Wildman repeats despite struggles
March 12, 2010
John Oehser, Special to NCAA.com
GREENCASTLE, Ind. - On Friday, Todd Wildman repeated and at the same time, he didn't.
The senior from Trinity University (San Antonio) successfully defended his 2009 pentathlon title at the Division III Indoor Track and Field Championships. But the day in a very real sense wasn't a repeat at all.
A year ago, things almost came easy.
On Friday, Wildman said that was anything but the case.
Wildman led from start to finish and won two of the five events. He paced himself to an eighth-place finish in the last event, the 800-meter dash, but that was plenty to win pentathlon with 3,751 points at Hollensteiner Track at DePauw University.
"Last year, everything seemed to go my way," said Wildman, competing in his last collegiate meet. "This year was more of a struggle. I only had one (personal best) and that was the shot put, of all events.
"This year was more of a scrappy competition - it seemed like everybody was bugged with injuries. Last year, everything was clicking. It was just more of a fight today."
Josh Lovell of Linfield College (McMinnville, Ore.) finished second at 3,664 points.
"Each one's different," Trinity coach Dave Svoboda said. "I think this one for him will be more special in a couple of days when he has a chance to recover."
Wildman failed to qualify later in the day for Saturday's 55-meter hurdles finals, and will compete in the high jump Saturday. He also ran the third leg of the Trinity distance medley relay, which finished second.
Trinity finished the day in second place with 18 points, all of which Wildman scored or helped score.

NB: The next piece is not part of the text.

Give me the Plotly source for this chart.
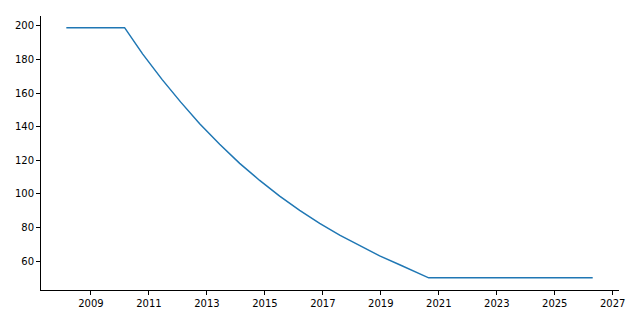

Wildman, who entered as the pre-meet pentathlon favorite with a qualifying score of 3,876 - 17 points more than the NCAA meet record he set winning last year's title - tweaked his hamstring Friday morning in the 55-meter hurdles, the day's first event.
He won the hurdles with a time of 7:58 seconds. But the hamstring bothered him the rest of the day.
"One of the thing with the multi-events is if you get on a good roll, it's easy to really get rolling," Svoboda said. "I think that's what happened to him last year. He caught that good roll. Today, he didn't catch that. It was the second hurdle and things just kind of took a turn for the worse.
"I'm proud of him, because I think he rebounded from that, and fought through the day. Even when things weren't clicking, he fought through it."
For Svoboda, the key moment of the competition came on Wildman's third attempt at the high jump at 6-4.
"If he had missed that, there was no way he was going to win this competition," Svoboda said. "He dug down and put it together and in even that can be won or lost by a hair, he was able to put it together, get over the height and keep going. I thought there was a lot of adversity within the day of competition and he kept overcoming it.
"For me, my stress level went up and down 20 different times today, whereas last year it didn't change a bit. Once we got through the first event last year, it was like, 'OK, it's rolling.' It was a little bit different feeling for me, and I think for him, too, versus last year at this time."
Despite the hamstring problem, Wildman maintained a lead throughout, then pushed the margin to 127 points after winning the fourth event, the high jump, with a jump of 6-feet-7½. That meant he needed to finish the final event - the 1,000 meters - within 12 seconds of Lovell to secure the victory.
Wildman finished the 1,000 in 2:58.12. just 4.04 seconds behind Lovell.
"He was behind me when we got out there, so I just tried to stay relaxed," Wildman said. "He passed me about the 600 mark. I just kind of stayed with him. I just made sure he didn't get that 12-second gap.
"I just wanted to stay relaxed and stay wherever he was - and if he was out in front of me, just stick where he was and stick that gap. I figured I could keep a good base with him."
And while Wildman didn't match his record-setting day from a year ago, he said in a different and just as real a sense, Friday was equally satisfying.
"I came into this meet kind of feeling the pressure of repeating," Wildman said. "It's nice to know I can handle that stuff and come out on top."